I guess it was a good show tonight but I’ll never know, because all of those reactions were hidden, safely tucked away beneath those damn masks.


Back to Chicago for a virtual show. Yes, I’m still doing those.

I’ve got this down to a science.

Fifteen minute walk to the studio. My props are already laid out, ready to go.

Lights, camera, action.

I do the show without thinking. Not on auto-pilot, but with perfect muscle memory because I’ve done it over 300 hundred times since last year.

“That was the show! I’m Mark Toland - thanks everybody!”

The show ends and goes from 55 participants logged on to only me in a matter of seconds. No applause, no one coming up to the stage to say thank you, nothing.

I sit in silence at the studio and sigh to myself. A train passes the window and I hear a police siren in the distance.

I’m not sure which is worse:

Getting applause from actual people in-person but being alone on the road?

Or performing into the online void with no feedback but getting to go home after?

I can’t decide. But one thing I do know for certain: they’re both making me miserable.

Time to walk home.


5 am flight.

I’m up before the sun or the traffic. I make coffee, take a shower, pet the cats, kiss my wife, and hit the road. It’s going to be a long day.

Tonight I’m outside Philadelphia. Another college.

It’s a great room and a great group.
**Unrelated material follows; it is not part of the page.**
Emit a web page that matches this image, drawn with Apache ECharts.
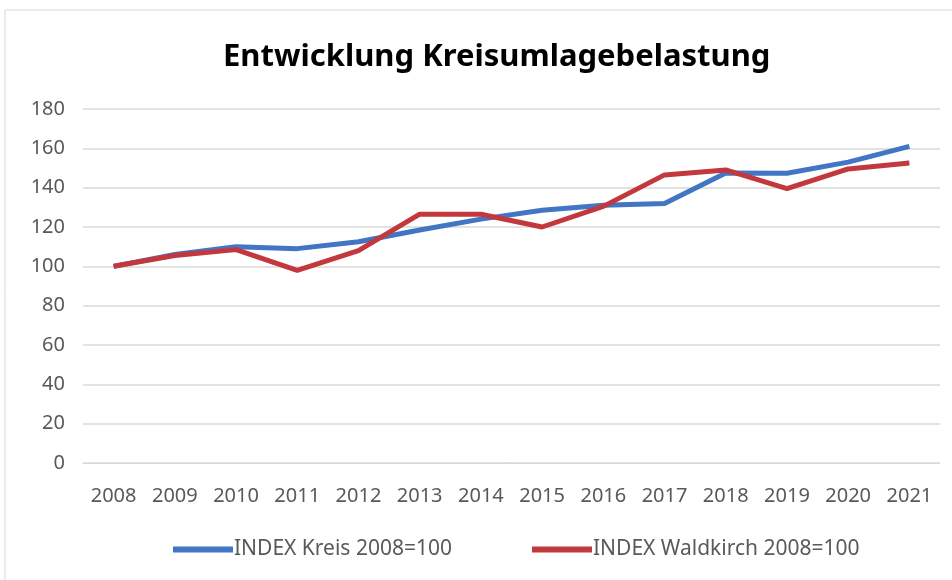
<!DOCTYPE html>
<html>
<head>
<meta charset="utf-8">
<title>Entwicklung Kreisumlagebelastung</title>
<script src="https://cdn.jsdelivr.net/npm/echarts@6/dist/echarts.min.js"></script>
<style>
  html, body { margin: 0; padding: 0; background: #fff; }
  #chart { width: 952px; height: 580px; }
</style>
</head>
<body>
<div id="chart"></div>
<script>
// Daten
var years = ['2008', '2009', '2010', '2011', '2012', '2013', '2014', '2015', '2016', '2017', '2018', '2019', '2020', '2021'];
var indexKreis = [100, 106, 110, 109, 112.5, 118.5, 124, 128.5, 131, 132, 147.5, 147.3, 153, 161];
var indexWaldkirch = [100, 105.5, 108.5, 98, 108, 126.5, 126.5, 120, 130.5, 146.5, 149, 139.5, 149.5, 152.5];
var yTicks = [0, 20, 40, 60, 80, 100, 120, 140, 160, 180];

var chart = echarts.init(document.getElementById('chart'));
var font = 'Noto Sans, sans-serif';

var option = {
  backgroundColor: '#fff',
  animation: false,
  title: {
    text: 'Entwicklung Kreisumlagebelastung',
    left: 218,
    top: 37,
    textStyle: { fontFamily: font, fontWeight: 'bold', fontSize: 31, color: '#000' }
  },
  graphic: [{
    type: 'rect',
    shape: { x: 5, y: 10, width: 960, height: 590 },
    style: { fill: 'none', stroke: '#d9d9d9', lineWidth: 1 },
    silent: true
  }],
  legend: {
    bottom: 15,
    left: 168,
    itemWidth: 60,
    itemHeight: 6,
    itemGap: 80,
    icon: 'rect',
    textStyle: { fontFamily: font, fontSize: 21, color: '#595959', padding: [0, 0, 0, -4] },
    data: ['INDEX Kreis 2008=100', 'INDEX Waldkirch 2008=100']
  },
  grid: { left: 83, right: 12, top: 109, bottom: 117, containLabel: false },
  xAxis: {
    type: 'category',
    data: years,
    boundaryGap: true,
    axisLine: { show: true, lineStyle: { color: '#d9d9d9', width: 1 } },
    axisTick: { show: false },
    axisLabel: { fontFamily: font, fontSize: 20, color: '#595959', margin: 23, interval: 0 }
  },
  yAxis: {
    type: 'value',
    min: yTicks[0],
    max: yTicks[yTicks.length - 1],
    interval: 20,
    axisLine: { show: false },
    axisTick: { show: false },
    axisLabel: { fontFamily: font, fontSize: 20, color: '#595959', margin: 18 },
    splitLine: { lineStyle: { color: '#d9d9d9', width: 1.5 } }
  },
  series: [
    {
      name: 'INDEX Kreis 2008=100',
      type: 'line',
      data: indexKreis,
      symbol: 'none',
      color: '#4275c4',
      lineStyle: { width: 5, color: '#4275c4' }
    },
    {
      name: 'INDEX Waldkirch 2008=100',
      type: 'line',
      data: indexWaldkirch,
      symbol: 'none',
      color: '#c2383d',
      lineStyle: { width: 5, color: '#c2383d' }
    }
  ]
};

chart.setOption(option);
</script>
</body>
</html>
Fortunately I don’t have to wear a mask so I can actually focus on the show.

It’s a great show and I fall asleep exhausted but proud.

My hotel room only needs to be two things: pitch black and ice cold. Tonight’s accommodations have both, yet I still wake up with a start in the middle of the night.

I feel around the nightstand for my phone and check the time. It’s 3am.

“Where the hell am I?”

I think for a few minutes but can’t remember. I roll over and try to fall back asleep.

“Oh right,” I think to myself, “I’m in Philly.”

I forgot what it felt like to be on the road, but it’s all coming back to me.